═════ Dataset extract ═════
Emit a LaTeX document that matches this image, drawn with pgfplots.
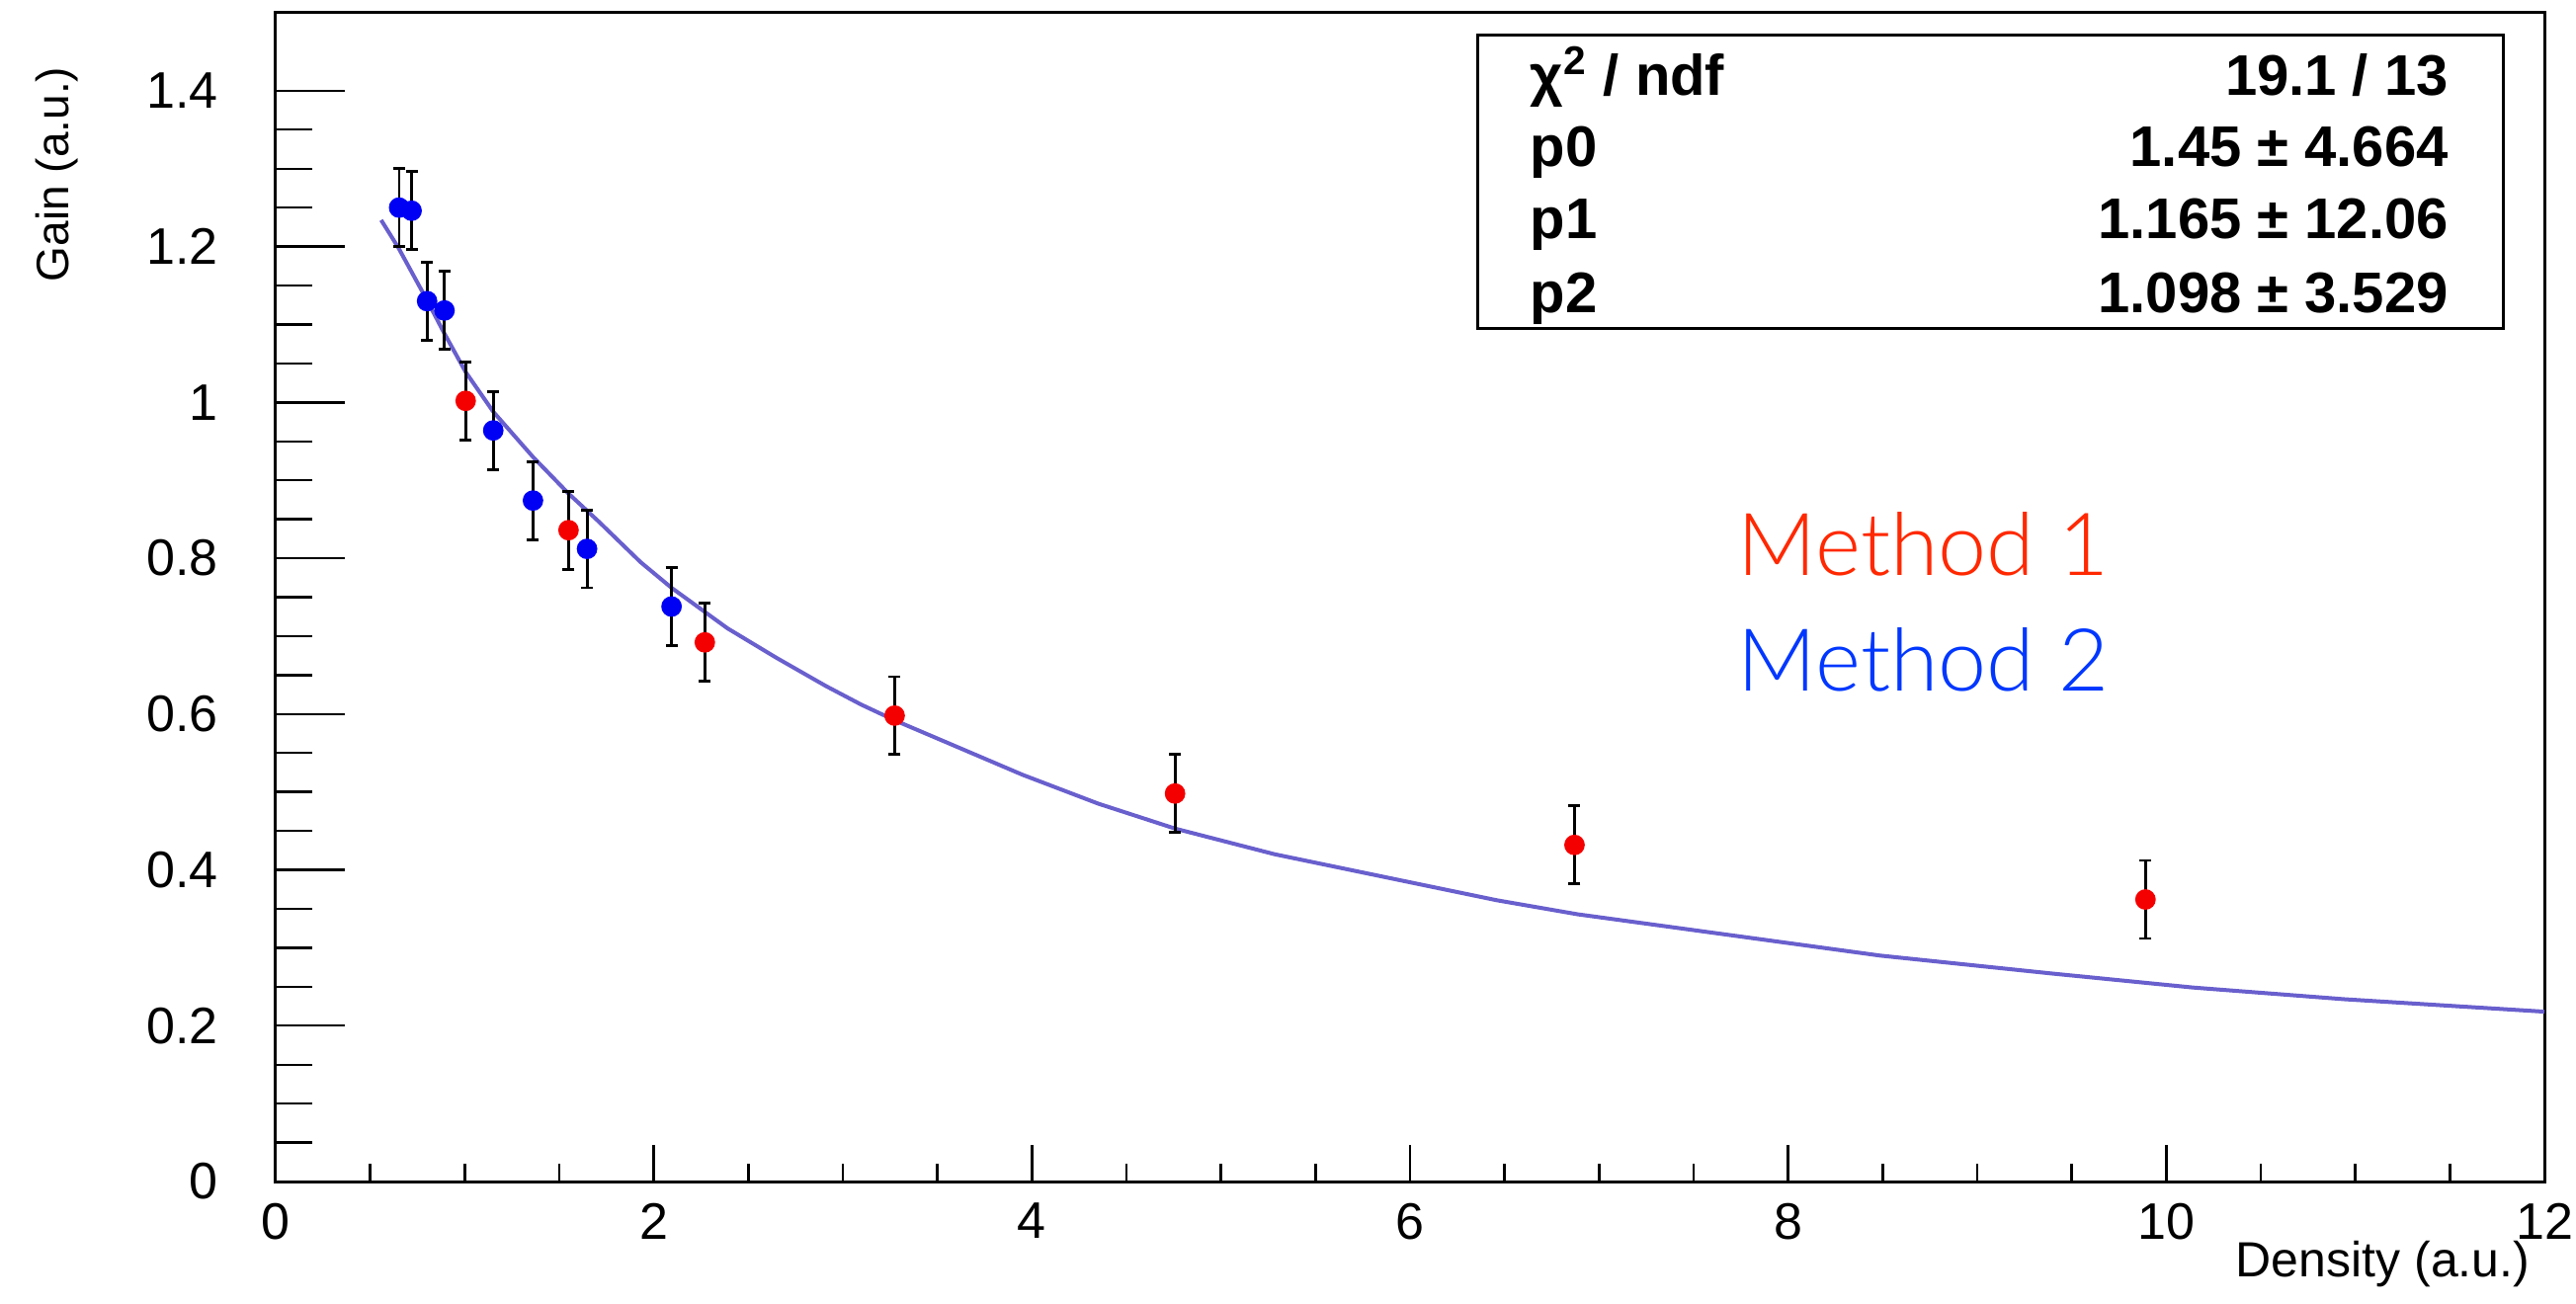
\documentclass[border=0pt]{standalone}
\usepackage{fontspec}
\setmainfont{Liberation Sans}
\newfontfamily\lightfont{Lato Light}
\usepackage{pgfplots}
\pgfplotsset{compat=1.18}
\definecolor{fitcol}{RGB}{105,95,205}
\definecolor{mred}{RGB}{245,0,0}
\definecolor{mblue}{RGB}{0,0,245}
\definecolor{txtred}{RGB}{255,40,0}
\definecolor{txtblue}{RGB}{0,55,255}

\pgfplotstableread{
x y e
1.005 1.002 0.05
1.549 0.836 0.05
2.270 0.692 0.05
3.274 0.598 0.05
4.757 0.498 0.05
6.870 0.432 0.05
9.890 0.362 0.05
}\methodone

\pgfplotstableread{
x y e
0.653 1.250 0.05
0.719 1.246 0.05
0.801 1.130 0.05
0.893 1.118 0.05
1.151 0.964 0.05
1.361 0.874 0.05
1.647 0.812 0.05
2.094 0.738 0.05
}\methodtwo

\pgfplotstableread{
x y
0.558 1.234
0.648 1.199
0.801 1.131
0.889 1.090
1.005 1.039
1.151 0.988
1.361 0.930
1.549 0.883
1.709 0.847
1.930 0.795
2.094 0.762
2.390 0.710
2.650 0.672
2.910 0.636
3.098 0.612
3.274 0.592
3.951 0.522
4.351 0.485
4.757 0.453
5.285 0.420
6.459 0.361
6.886 0.343
8.486 0.290
9.394 0.267
10.140 0.249
10.940 0.234
12.000 0.218
}\fitcurve

\begin{document}
\begin{tikzpicture}
\begin{axis}[
  width=574pt, height=295.75pt, scale only axis,
  xmin=0, xmax=12, ymin=0, ymax=1.5,
  axis line style={line width=0.75pt},
  tick align=inside, xtick pos=bottom, ytick pos=left,
  xtick={0,2,4,6,8,10,12},
  ytick={0,0.2,0.4,0.6,0.8,1,1.2,1.4},
  minor x tick num=3, minor y tick num=3,
  x tick style={black, line width=0.6pt, /pgfplots/major tick length=9.25pt, /pgfplots/minor tick length=4.5pt},
  y tick style={black, line width=0.6pt, /pgfplots/major tick length=17.5pt, /pgfplots/minor tick length=9.25pt},
  /pgf/number format/assume math mode=true,
  tick label style={font=\fontsize{13}{15}\selectfont},
  yticklabel style={xshift=-11pt},
  xticklabel style={yshift=-2pt},
  clip=false,
]
\addplot[fitcol, line width=1pt, no markers] table[x=x,y=y] {\fitcurve};

\addplot[only marks, mark=*, mark size=2.4pt, mark options={mred, draw=mred, fill=mred},
  error bars/.cd, y dir=both, y explicit,
  error bar style={black, line width=0.7pt},
  error mark=-,
  error mark options={black, rotate=90, mark size=1.5pt, line width=0.7pt}]
  table[x=x, y=y, y error=e] {\methodone};

\addplot[only marks, mark=*, mark size=2.4pt, mark options={mblue, draw=mblue, fill=mblue},
  error bars/.cd, y dir=both, y explicit,
  error bar style={black, line width=0.7pt},
  error mark=-,
  error mark options={black, rotate=90, mark size=1.5pt, line width=0.7pt}]
  table[x=x, y=y, y error=e] {\methodtwo};

% stats box
\draw[line width=0.75pt, fill=white] (rel axis cs:0.530,0.7295) rectangle (rel axis cs:0.9817,0.9806);
\begin{scope}[every node/.style={font=\bfseries\fontsize{14.5}{16}\selectfont, inner sep=0pt}]
\node[anchor=base west] at (rel axis cs:0.5527,0.9293) {χ\textsuperscript{2} / ndf};
\node[anchor=base east] at (rel axis cs:0.958,0.9293) {19.1 / 13};
\node[anchor=base west] at (rel axis cs:0.5527,0.8687) {p0};
\node[anchor=base east] at (rel axis cs:0.958,0.8687) {1.45 ± 4.664};
\node[anchor=base west] at (rel axis cs:0.5527,0.8067) {p1};
\node[anchor=base east] at (rel axis cs:0.958,0.8067) {1.165 ± 12.06};
\node[anchor=base west] at (rel axis cs:0.5527,0.7433) {p2};
\node[anchor=base east] at (rel axis cs:0.958,0.7433) {1.098 ± 3.529};
\end{scope}

\node[anchor=base west, inner sep=0pt, text=txtred, font=\lightfont\fontsize{22}{25}\selectfont] at (rel axis cs:0.6442,0.5184) {Method 1};
\node[anchor=base west, inner sep=0pt, text=txtblue, font=\lightfont\fontsize{22}{25}\selectfont] at (rel axis cs:0.6442,0.4193) {Method 2};

\node[anchor=east, rotate=90, inner sep=0pt, font=\fontsize{11.5}{13}\selectfont] at (rel axis cs:-0.0963,0.9544) {Gain (a.u.)};
\node[anchor=east, inner sep=0pt, font=\fontsize{12.5}{14}\selectfont] at (rel axis cs:0.9939,-0.071) {Density (a.u.)};

\coordinate (bbbl) at (rel axis cs:-0.1215,-0.10397);
\coordinate (bbtr) at (rel axis cs:1.01394,1.01099);
\end{axis}
\pgfresetboundingbox
\useasboundingbox (bbbl) rectangle (bbtr);
\end{tikzpicture}
\end{document}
═════
### [What is asked]
Make an exact copy of the whole listing, but don't bring over any pictures.

### [Solution for this task]
Emit a LaTeX document that matches this image, drawn with pgfplots.
\documentclass[border=0pt]{standalone}
\usepackage{fontspec}
\setmainfont{Liberation Sans}
\newfontfamily\lightfont{Lato Light}
\usepackage{pgfplots}
\pgfplotsset{compat=1.18}
\definecolor{fitcol}{RGB}{105,95,205}
\definecolor{mred}{RGB}{245,0,0}
\definecolor{mblue}{RGB}{0,0,245}
\definecolor{txtred}{RGB}{255,40,0}
\definecolor{txtblue}{RGB}{0,55,255}

\pgfplotstableread{
x y e
1.005 1.002 0.05
1.549 0.836 0.05
2.270 0.692 0.05
3.274 0.598 0.05
4.757 0.498 0.05
6.870 0.432 0.05
9.890 0.362 0.05
}\methodone

\pgfplotstableread{
x y e
0.653 1.250 0.05
0.719 1.246 0.05
0.801 1.130 0.05
0.893 1.118 0.05
1.151 0.964 0.05
1.361 0.874 0.05
1.647 0.812 0.05
2.094 0.738 0.05
}\methodtwo

\pgfplotstableread{
x y
0.558 1.234
0.648 1.199
0.801 1.131
0.889 1.090
1.005 1.039
1.151 0.988
1.361 0.930
1.549 0.883
1.709 0.847
1.930 0.795
2.094 0.762
2.390 0.710
2.650 0.672
2.910 0.636
3.098 0.612
3.274 0.592
3.951 0.522
4.351 0.485
4.757 0.453
5.285 0.420
6.459 0.361
6.886 0.343
8.486 0.290
9.394 0.267
10.140 0.249
10.940 0.234
12.000 0.218
}\fitcurve

\begin{document}
\begin{tikzpicture}
\begin{axis}[
  width=574pt, height=295.75pt, scale only axis,
  xmin=0, xmax=12, ymin=0, ymax=1.5,
  axis line style={line width=0.75pt},
  tick align=inside, xtick pos=bottom, ytick pos=left,
  xtick={0,2,4,6,8,10,12},
  ytick={0,0.2,0.4,0.6,0.8,1,1.2,1.4},
  minor x tick num=3, minor y tick num=3,
  x tick style={black, line width=0.6pt, /pgfplots/major tick length=9.25pt, /pgfplots/minor tick length=4.5pt},
  y tick style={black, line width=0.6pt, /pgfplots/major tick length=17.5pt, /pgfplots/minor tick length=9.25pt},
  /pgf/number format/assume math mode=true,
  tick label style={font=\fontsize{13}{15}\selectfont},
  yticklabel style={xshift=-11pt},
  xticklabel style={yshift=-2pt},
  clip=false,
]
\addplot[fitcol, line width=1pt, no markers] table[x=x,y=y] {\fitcurve};

\addplot[only marks, mark=*, mark size=2.4pt, mark options={mred, draw=mred, fill=mred},
  error bars/.cd, y dir=both, y explicit,
  error bar style={black, line width=0.7pt},
  error mark=-,
  error mark options={black, rotate=90, mark size=1.5pt, line width=0.7pt}]
  table[x=x, y=y, y error=e] {\methodone};

\addplot[only marks, mark=*, mark size=2.4pt, mark options={mblue, draw=mblue, fill=mblue},
  error bars/.cd, y dir=both, y explicit,
  error bar style={black, line width=0.7pt},
  error mark=-,
  error mark options={black, rotate=90, mark size=1.5pt, line width=0.7pt}]
  table[x=x, y=y, y error=e] {\methodtwo};

% stats box
\draw[line width=0.75pt, fill=white] (rel axis cs:0.530,0.7295) rectangle (rel axis cs:0.9817,0.9806);
\begin{scope}[every node/.style={font=\bfseries\fontsize{14.5}{16}\selectfont, inner sep=0pt}]
\node[anchor=base west] at (rel axis cs:0.5527,0.9293) {χ\textsuperscript{2} / ndf};
\node[anchor=base east] at (rel axis cs:0.958,0.9293) {19.1 / 13};
\node[anchor=base west] at (rel axis cs:0.5527,0.8687) {p0};
\node[anchor=base east] at (rel axis cs:0.958,0.8687) {1.45 ± 4.664};
\node[anchor=base west] at (rel axis cs:0.5527,0.8067) {p1};
\node[anchor=base east] at (rel axis cs:0.958,0.8067) {1.165 ± 12.06};
\node[anchor=base west] at (rel axis cs:0.5527,0.7433) {p2};
\node[anchor=base east] at (rel axis cs:0.958,0.7433) {1.098 ± 3.529};
\end{scope}

\node[anchor=base west, inner sep=0pt, text=txtred, font=\lightfont\fontsize{22}{25}\selectfont] at (rel axis cs:0.6442,0.5184) {Method 1};
\node[anchor=base west, inner sep=0pt, text=txtblue, font=\lightfont\fontsize{22}{25}\selectfont] at (rel axis cs:0.6442,0.4193) {Method 2};

\node[anchor=east, rotate=90, inner sep=0pt, font=\fontsize{11.5}{13}\selectfont] at (rel axis cs:-0.0963,0.9544) {Gain (a.u.)};
\node[anchor=east, inner sep=0pt, font=\fontsize{12.5}{14}\selectfont] at (rel axis cs:0.9939,-0.071) {Density (a.u.)};

\coordinate (bbbl) at (rel axis cs:-0.1215,-0.10397);
\coordinate (bbtr) at (rel axis cs:1.01394,1.01099);
\end{axis}
\pgfresetboundingbox
\useasboundingbox (bbbl) rectangle (bbtr);
\end{tikzpicture}
\end{document}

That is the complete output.